On returning home to the USA Goldstein wrote a handbook for the guidance of beginning collectors, and recorded a great deal in the USA and Canada, while editing a raft of commercial discs. Nearly all Goldstein’s rich 1960 recordings in Buchan can be heard on line in the Tobar an Dualchais website. One of the songs sung to him by Lucy, full of fine detail and charm, became a staple of the Folksong Revival in Scotland, with one text alteration.
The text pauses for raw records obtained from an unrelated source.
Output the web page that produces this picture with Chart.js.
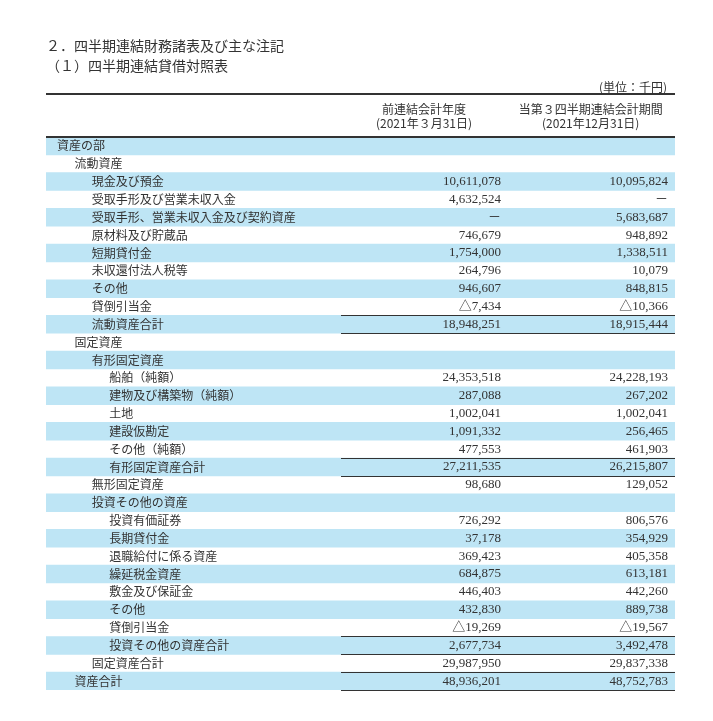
<!DOCTYPE html>
<html lang="ja">
<head>
<meta charset="utf-8">
<title>四半期連結貸借対照表</title>
<script src="https://cdn.jsdelivr.net/npm/chart.js@4.4.0/dist/chart.umd.min.js"></script>
<style>
  html, body { margin: 0; padding: 0; background: #fff; }
  #wrap { width: 713px; height: 721px; }
</style>
</head>
<body>
<div id="wrap"><canvas id="myChart" width="713" height="721"></canvas></div>
<script>
// 見出し
const titleLines = ["２．四半期連結財務諸表及び主な注記", "（１）四半期連結貸借対照表"];
const unitLabel = "(単位：千円)";
const colHeads = [
  ["前連結会計年度", "(2021年３月31日)"],
  ["当第３四半期連結会計期間", "(2021年12月31日)"],
];

// 科目
const rowLabels = [
  "資産の部", "流動資産", "現金及び預金", "受取手形及び営業未収入金",
  "受取手形、営業未収入金及び契約資産", "原材料及び貯蔵品", "短期貸付金",
  "未収還付法人税等", "その他", "貸倒引当金", "流動資産合計",
  "固定資産", "有形固定資産", "船舶（純額）", "建物及び構築物（純額）",
  "土地", "建設仮勘定", "その他（純額）", "有形固定資産合計",
  "無形固定資産", "投資その他の資産", "投資有価証券", "長期貸付金",
  "退職給付に係る資産", "繰延税金資産", "敷金及び保証金", "その他",
  "貸倒引当金", "投資その他の資産合計", "固定資産合計", "資産合計",
];
// 字下げの段
const rowLevels = [0, 1, 2, 2, 2, 2, 2, 2, 2, 2, 2, 1, 2, 3, 3, 3, 3, 3, 3, 2, 2, 3, 3, 3, 3, 3, 3, 3, 3, 2, 1];

// 金額（千円）  null = 空欄, 0 = －
const prevValues = [
  null, null, 10611078, 4632524, 0, 746679, 1754000, 264796, 946607, -7434, 18948251,
  null, null, 24353518, 287088, 1002041, 1091332, 477553, 27211535, 98680, null,
  726292, 37178, 369423, 684875, 446403, 432830, -19269, 2677734, 29987950, 48936201,
];
const currValues = [
  null, null, 10095824, 0, 5683687, 948892, 1338511, 10079, 848815, -10366, 18915444,
  null, null, 24228193, 267202, 1002041, 256465, 461903, 26215807, 129052, null,
  806576, 354929, 405358, 613181, 442260, 889738, -19567, 3492478, 29837338, 48752783,
];

// 合計行の罫線
const ruleAbove = [10, 18, 28];
const ruleBelow = [10, 18, 28, 29, 30];

const BLUE = "#bee5f5";
const INK = "#333333";
const JP = "'Noto Sans CJK JP', sans-serif";
const NUM = "'Liberation Serif', 'Noto Sans CJK JP', serif";

const fmt = (v) => {
  if (v === null) return "";
  if (v === 0) return "－";
  const s = Math.abs(v).toLocaleString("en-US");
  return v < 0 ? "△" + s : s;
};

// 表の文字と罫線
const tablePlugin = {
  id: "tableText",
  afterDatasetsDraw(chart) {
    const { ctx, chartArea } = chart;
    const xs = chart.scales.x;
    const ys = chart.scales.y;
    const bars = chart.getDatasetMeta(0).data;
    const colCenter = [0.601, 0.866];
    const colRight = [0.7234, 0.989];
    const ruleStart = 0.469;

    ctx.save();
    ctx.fillStyle = INK;
    ctx.strokeStyle = INK;
    ctx.textBaseline = "middle";

    // タイトル
    ctx.font = "14px " + JP;
    ctx.textAlign = "left";
    ctx.fillText(titleLines[0], chartArea.left, 46);
    ctx.fillText(titleLines[1], chartArea.left, 66);

    ctx.font = "12px " + JP;
    ctx.textAlign = "right";
    ctx.fillText(unitLabel, xs.getPixelForValue(colRight[1]) - 1, 87);

    // 上罫線・見出し下罫線
    ctx.lineWidth = 2;
    ctx.beginPath();
    ctx.moveTo(chartArea.left, 94);
    ctx.lineTo(chartArea.right, 94);
    ctx.moveTo(chartArea.left, chartArea.top);
    ctx.lineTo(chartArea.right, chartArea.top);
    ctx.stroke();

    // 列見出し
    ctx.textAlign = "center";
    colHeads.forEach((head, c) => {
      const x = xs.getPixelForValue(colCenter[c]);
      ctx.fillText(head[0], x, 109);
      ctx.fillText(head[1], x, 123);
    });

    // 各行
    rowLabels.forEach((label, i) => {
      const y = ys.getPixelForValue(i);
      ctx.font = "12px " + JP;
      ctx.textAlign = "left";
      ctx.fillText(label, xs.getPixelForValue(0) + 11 + rowLevels[i] * 17.4, y);

      ctx.font = "13px " + NUM;
      ctx.textAlign = "right";
      ctx.fillText(fmt(prevValues[i]), xs.getPixelForValue(colRight[0]), y);
      ctx.fillText(fmt(currValues[i]), xs.getPixelForValue(colRight[1]), y);
    });

    // 合計の罫線
    ctx.lineWidth = 1.2;
    ctx.beginPath();
    const x0 = xs.getPixelForValue(ruleStart);
    const x1 = xs.getPixelForValue(1);
    ruleAbove.forEach((i) => {
      const b = bars[i];
      const y = Math.round(b.y - b.height / 2) + 0.5;
      ctx.moveTo(x0, y);
      ctx.lineTo(x1, y);
    });
    ruleBelow.forEach((i) => {
      const b = bars[i];
      const y = Math.round(b.y + b.height / 2) + 0.5;
      ctx.moveTo(x0, y);
      ctx.lineTo(x1, y);
    });
    ctx.stroke();
    ctx.restore();
  },
};

const chart = new Chart(document.getElementById("myChart"), {
  type: "bar",
  data: {
    labels: rowLabels,
    datasets: [
      {
        label: "行",
        data: rowLabels.map(() => [0, 1]),
        backgroundColor: (c) => (c.dataIndex % 2 === 0 ? BLUE : "rgba(0,0,0,0)"),
        borderWidth: 0,
        barPercentage: 1,
        categoryPercentage: 1,
      },
    ],
  },
  options: {
    indexAxis: "y",
    responsive: false,
    animation: false,
    events: [],
    layout: { padding: { left: 46, right: 38, top: 137, bottom: 31 } },
    plugins: {
      legend: { display: false },
      tooltip: { enabled: false },
      title: { display: false },
    },
    scales: {
      x: { type: "linear", min: 0, max: 1, display: false },
      y: { type: "category", display: false },
    },
  },
  plugins: [tablePlugin],
});
</script>
</body>
</html>
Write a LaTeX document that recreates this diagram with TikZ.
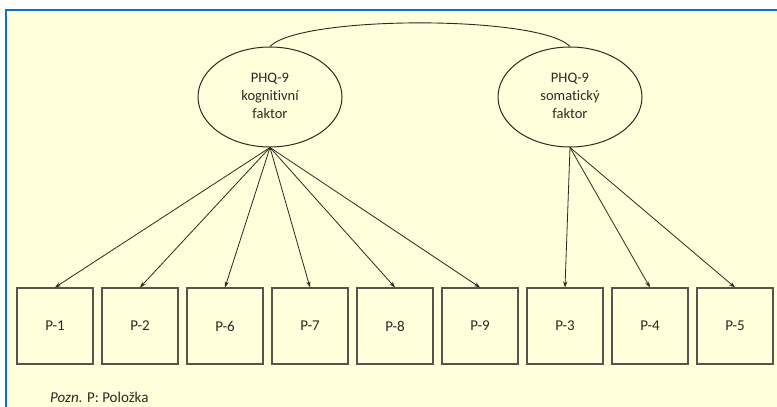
\documentclass[tikz,border=0pt]{standalone}
\usepackage{fontspec}
\setmainfont[Ligatures={NoCommon}]{Carlito}
\usetikzlibrary{arrows.meta,shapes.geometric}
\definecolor{panelfill}{HTML}{FFFFDC}
\definecolor{panelrule}{HTML}{0A72BE}
\definecolor{ink}{HTML}{2E2822}
\tikzset{
  factor/.style={draw=ink, line width=1pt, ellipse, minimum width=144pt, minimum height=100pt,
    inner sep=0pt, align=center, text=ink, font=\fontsize{14.5}{18.3}\selectfont},
  item/.style={draw=ink!80, line width=1.1pt, minimum width=76pt, minimum height=76pt, inner sep=0pt,
    text=ink, font=\fontsize{15}{18}\selectfont},
  load/.style={draw=ink, line width=0.8pt, -{Stealth[length=6pt,width=4.2pt]}},
}
\begin{document}
\begin{tikzpicture}[x=1pt,y=-1pt]
  \useasboundingbox (0,0) rectangle (777,407);
  \fill[white] (0,0) rectangle (777,407);
  \fill[panelfill] (6,9) rectangle (777,407);
  \draw[panelrule, line width=2.4pt] (6.2,407) -- (6.2,9.8) -- (777,9.8);

  % latent factors
  \node[factor] (kog) at (270,97) {\raisebox{-2pt}{\begin{tabular}{@{}c@{}}PHQ-9\\kognitivní\\faktor\end{tabular}}};
  \node[factor] (som) at (570,97) {\raisebox{-2pt}{\begin{tabular}{@{}c@{}}PHQ-9\\somatický\\faktor\end{tabular}}};

  % correlation between factors
  \draw[ink, line width=0.9pt] (kog.north) .. controls (300,15) and (540,15) .. (som.north);

  % observed items
  \foreach \lab [count=\i from 0] in {1,2,6,7,8,9,3,4,5} {
    \node[item] (p\lab) at (55+85*\i,326) {P-\lab};
  }

  % loadings
  \foreach \lab in {1,2,6,7,8,9} \draw[load] (kog.south) -- (p\lab.north);
  \foreach \lab in {3,4,5} \draw[load] (som.south) -- (p\lab.north);

  % note
  \node[anchor=west, text=ink, font=\fontsize{15}{17}\selectfont, inner sep=0pt] (note) at (50,397) {\textit{Pozn.} P: Položka};
\end{tikzpicture}
\end{document}
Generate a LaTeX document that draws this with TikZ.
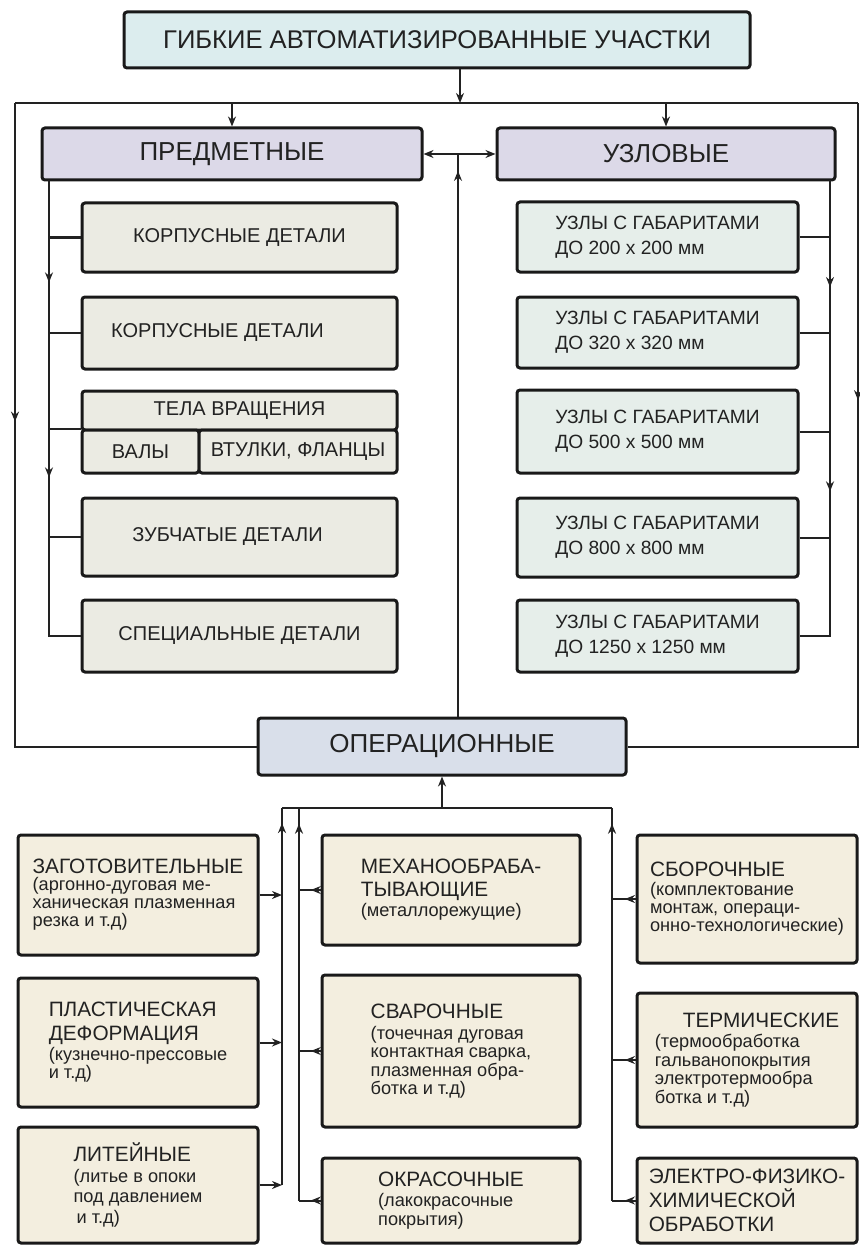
\documentclass[tikz,border=0pt]{standalone}
\usepackage{fontspec}
\setmainfont{Liberation Sans}
\usepackage{tikz}
\usetikzlibrary{
  positioning,
  arrows.meta,
  decorations.markings
}
\definecolor{titlecyan}{RGB}{220,237,238}
\definecolor{lilac}{RGB}{220,217,232}
\definecolor{stone}{RGB}{235,235,227}
\definecolor{mint}{RGB}{230,238,234}
\definecolor{steel}{RGB}{217,223,234}
\definecolor{cream}{RGB}{243,238,223}
\definecolor{ink}{RGB}{34,34,34}
\newcommand\titletxt{\fontsize{12.8}{15}\selectfont}
\newcommand\captxt{\fontsize{13}{15}\selectfont}
\newcommand\itemtxt{\fontsize{10}{12.5}\selectfont}
\newcommand\sizetxt{\fontsize{9.6}{12.5}\selectfont}
\newcommand\optxt{\fontsize{10.4}{12}\selectfont}
\newcommand\subtxt{\fontsize{9.1}{9.2}\selectfont}
\tikzset{
  wire/.style={line width=1pt, draw=ink},
  tip/.style={-{Stealth[length=5pt,width=4pt]}},
  midtip/.style={
    postaction={decorate},
    decoration={markings,
      mark=at position #1 with {\arrow{Stealth[length=5pt,width=4pt]}}}
  },
  midtips/.style 2 args={
    postaction={decorate},
    decoration={markings,
      mark=at position #1 with {\arrow{Stealth[length=5pt,width=4pt]}},
      mark=at position #2 with {\arrow{Stealth[length=5pt,width=4pt]}}}
  }
}

\begin{document}
\begin{tikzpicture}[
  x=0.5pt, y=-0.5pt,
  box/.style={
    draw=black!90,
    line width=1.5pt,
    rounded corners=1.5pt,
    inner sep=0pt,
    text=ink,
    align=center
  },
  headbox/.style={box, font=\captxt},
  itembox/.style={box, fill=stone, minimum width=157.5pt, font=\itemtxt},
  sizebox/.style={box, fill=mint, minimum width=140.5pt, font=\sizetxt, align=left},
  opbox/.style={box, fill=cream, font=\subtxt, align=left}
]
\useasboundingbox (0,0) rectangle (860,1246);

  \node[headbox, fill=titlecyan, font=\titletxt, minimum width=313pt, minimum height=28pt]
    (title) at (437,40) {ГИБКИЕ АВТОМАТИЗИРОВАННЫЕ УЧАСТКИ};

  \node[headbox, fill=lilac, minimum width=190pt, minimum height=26pt]
    (pred) at (232,154) {ПРЕДМЕТНЫЕ};
  \node[headbox, fill=lilac, minimum width=169pt, minimum height=26pt]
    (uzl) at (666,154) {УЗЛОВЫЕ};

  \node[itembox, minimum height=34.5pt] (korp1) at (239.5,237.5) {КОРПУСНЫЕ ДЕТАЛИ};
  \node[itembox, minimum height=36pt] (korp2) at (239.5,333) {КОРПУСНЫЕ ДЕТАЛИ\hspace*{22pt}};
  \node[itembox, minimum height=19.5pt] (tela) at (239.5,410.5) {ТЕЛА ВРАЩЕНИЯ};
  \node[itembox, minimum width=58.5pt, minimum height=21.5pt] (vala) at (140.5,451.5) {ВАЛЫ};
  \node[itembox, minimum width=99pt, minimum height=21.5pt] (vtul) at (298,451.5) {ВТУЛКИ, ФЛАНЦЫ};
  \node[itembox, minimum height=39pt] (zub) at (239.5,537) {ЗУБЧАТЫЕ ДЕТАЛИ\hspace*{12pt}};
  \node[itembox, minimum height=36pt] (spec) at (239.5,636) {СПЕЦИАЛЬНЫЕ ДЕТАЛИ};

  \node[sizebox, minimum height=35pt] (u1) at (657.5,237) {УЗЛЫ С ГАБАРИТАМИ\\ДО 200 x 200 мм};
  \node[sizebox, minimum height=35.5pt] (u2) at (657.5,332.5) {УЗЛЫ С ГАБАРИТАМИ\\ДО 320 x 320 мм};
  \node[sizebox, minimum height=41.5pt] (u3) at (657.5,431.5) {УЗЛЫ С ГАБАРИТАМИ\\ДО 500 x 500 мм};
  \node[sizebox, minimum height=39.5pt] (u4) at (657.5,537.5) {УЗЛЫ С ГАБАРИТАМИ\\ДО 800 x 800 мм};
  \node[sizebox, minimum height=36pt] (u5) at (657.5,636) {УЗЛЫ С ГАБАРИТАМИ\\ДО 1250 x 1250 мм};

  \node[headbox, fill=steel, minimum width=184pt, minimum height=28.5pt]
    (oper) at (442,746.5) {ОПЕРАЦИОННЫЕ};

  \node[opbox, minimum width=120pt, minimum height=60pt] (zag) at (138,895)
  {{\optxt ЗАГОТОВИТЕЛЬНЫЕ}\\[-1pt](аргонно-дуговая ме-\\ханическая плазменная\\резка и т.д)};
  \node[opbox, minimum width=120pt, minimum height=64.5pt] (plast) at (138,1042.5)
  {{\optxt ПЛАСТИЧЕСКАЯ}\\[2.5pt]{\optxt ДЕФОРМАЦИЯ}\\[1pt](кузнечно-прессовые\\и т.д)};
  \node[opbox, minimum width=120pt, minimum height=58pt] (lit) at (138,1185)
  {{\optxt ЛИТЕЙНЫЕ}\\[1pt](литье в опоки\\[1pt]под давлением\\[1pt]\hspace*{1.5pt}и т.д)};

  \node[opbox, minimum width=129pt, minimum height=55pt] (mech) at (451,890)
  {{\optxt МЕХАНООБРАБА-}\\[2pt]{\optxt ТЫВАЮЩИЕ}\\[1pt](металлорежущие)};
  \node[opbox, minimum width=129pt, minimum height=76pt] (svar) at (451,1051)
  {{\optxt СВАРОЧНЫЕ}\\[1.5pt](точечная дуговая\\контактная сварка,\\плазменная обра-\\ботка и т.д)};
  \node[opbox, minimum width=129pt, minimum height=42.5pt] (okr) at (451,1200.5)
  {{\optxt ОКРАСОЧНЫЕ}\\[1pt](лакокрасочные\\покрытия)};

  \node[opbox, minimum width=110pt, minimum height=64pt] (sbor) at (747,899)
  {{\optxt СБОРОЧНЫЕ}\\[0pt](комплектование\\монтаж, операци-\\онно-технологические)};
  \node[opbox, minimum width=110pt, minimum height=67pt] (term) at (747,1060)
  {\hspace*{14pt}{\optxt ТЕРМИЧЕСКИЕ}\\[1pt](термообработка\\гальванопокрытия\\электротермообра\\ботка и т.д)};
  \node[opbox, font=\optxt, minimum width=110pt, minimum height=42.5pt] (elec) at (747,1200.5)
  {ЭЛЕКТРО-ФИЗИКО-\\ХИМИЧЕСКОЙ\\ОБРАБОТКИ};

  \coordinate (tl) at (15,103);
  \coordinate (tr) at (858,103);
  \coordinate (tj) at (460,103);
  \coordinate (jc) at (458,154);
  \coordinate (lbx) at (49,180);
  \coordinate (rbx) at (830,180);
  \coordinate (hb) at (452,808);
  \coordinate (b1) at (282,808);
  \coordinate (b2) at (299,808);
  \coordinate (b3) at (612,808);

  \draw[wire] (tl) -- (tr);
  \draw[wire,tip] (title.south -| tj) -- (tj);
  \draw[wire,tip] (pred.north |- tl) -- (pred.north);
  \draw[wire,tip] (uzl.north |- tl) -- (uzl.north);
  \draw[wire,midtip=0.36] (tl) |- (oper.west);
  \draw[wire,midtip=0.34] (tr) |- (oper.east);

  \draw[wire,midtip=0.97] (oper.north -| jc) -- (jc);
  \draw[wire,tip] (jc) -- (pred.east);
  \draw[wire,tip] (jc) -- (uzl.west);

  \draw[wire,midtips={0.21}{0.61}] (lbx) |- (spec.west);
  \foreach \n in {korp1,korp2,zub}
    \draw[wire] (\n.west -| lbx) -- (\n.west);
  \draw[wire] (vala.north west -| lbx) -- (vala.north west);

  \draw[wire,midtips={0.22}{0.64}] (rbx) |- (u5.east);
  \foreach \n in {u1,u2,u3,u4}
    \draw[wire] (\n.east) -- (\n.east -| rbx);

  \draw[wire] (b1) -- (b3);
  \draw[wire,tip] (oper.south |- hb) -- (oper.south);
  \draw[wire,midtip=0.96] (lit.east -| b1) -- (b1);
  \draw[wire,midtip=0.96] (okr.west -| b2) -- (b2);
  \draw[wire,midtip=0.96] (elec.west -| b3) -- (b3);
  \foreach \n in {zag,plast,lit}
    \draw[wire,tip] (\n.east) -- (\n.east -| b1);
  \foreach \n in {mech,svar,okr}
    \draw[wire,midtip=0.45] (\n.west) -- (\n.west -| b2);
  \foreach \n in {sbor,term,elec}
    \draw[wire,midtip=0.45] (\n.west) -- (\n.west -| b3);

\end{tikzpicture}
\end{document}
Where Lucy sang ‘laddie o and sing laddie aye’, singers learning it created the rhyme by singing ‘laddie aye and sing laddie o, the ploughman laddies are aa the go’.

THE PLOOMAN LADDIES
Doon yonder den there’s a ploughman lad, an some summer’s day he’ll be aa my ain
An sing laddie o, an sing laddie aye, the plooman laddies are aa the go
I love his teeth an I love his skin, I love the very cairt he hurls in
Doon yonder den I could hae gotten a millert, bit the smell o dust wid hae deen me ill
Doon yonder den I could hae gotten a merchant, bit aa his things werena worth a groat
It’s ilka time I gyang tae the stack I hear his wheep gie the ither crack
I see him comin fae yonder toon, wi aa his ribbons hingin roon an roon
And noo she’s gotten her plooman lad, as bare as iver he left the ploo

ARTHUR ARGO, COLLECTOR AND ANIMATEUR
In 1960 Arthur Argo, cub reporter for the Aberdeen Press & Journal, went to interview Goldstein, and announced himself to be the great grandson of Gavin Grieg. Argo went out with Goldstein and wrote a series of articles about the living singing and song heritage of the North-East. Arthur caught the song collecting bug, borrowed a tape recorder and went to be a crucial figure in the Scottish Folk Song Revival. He met Lucy and her family, wrote about them and several other women singers in his articles, [see Arthur Argo Collects 1960] and recorded interesting versions of songs for the School of Scottish Studies archives.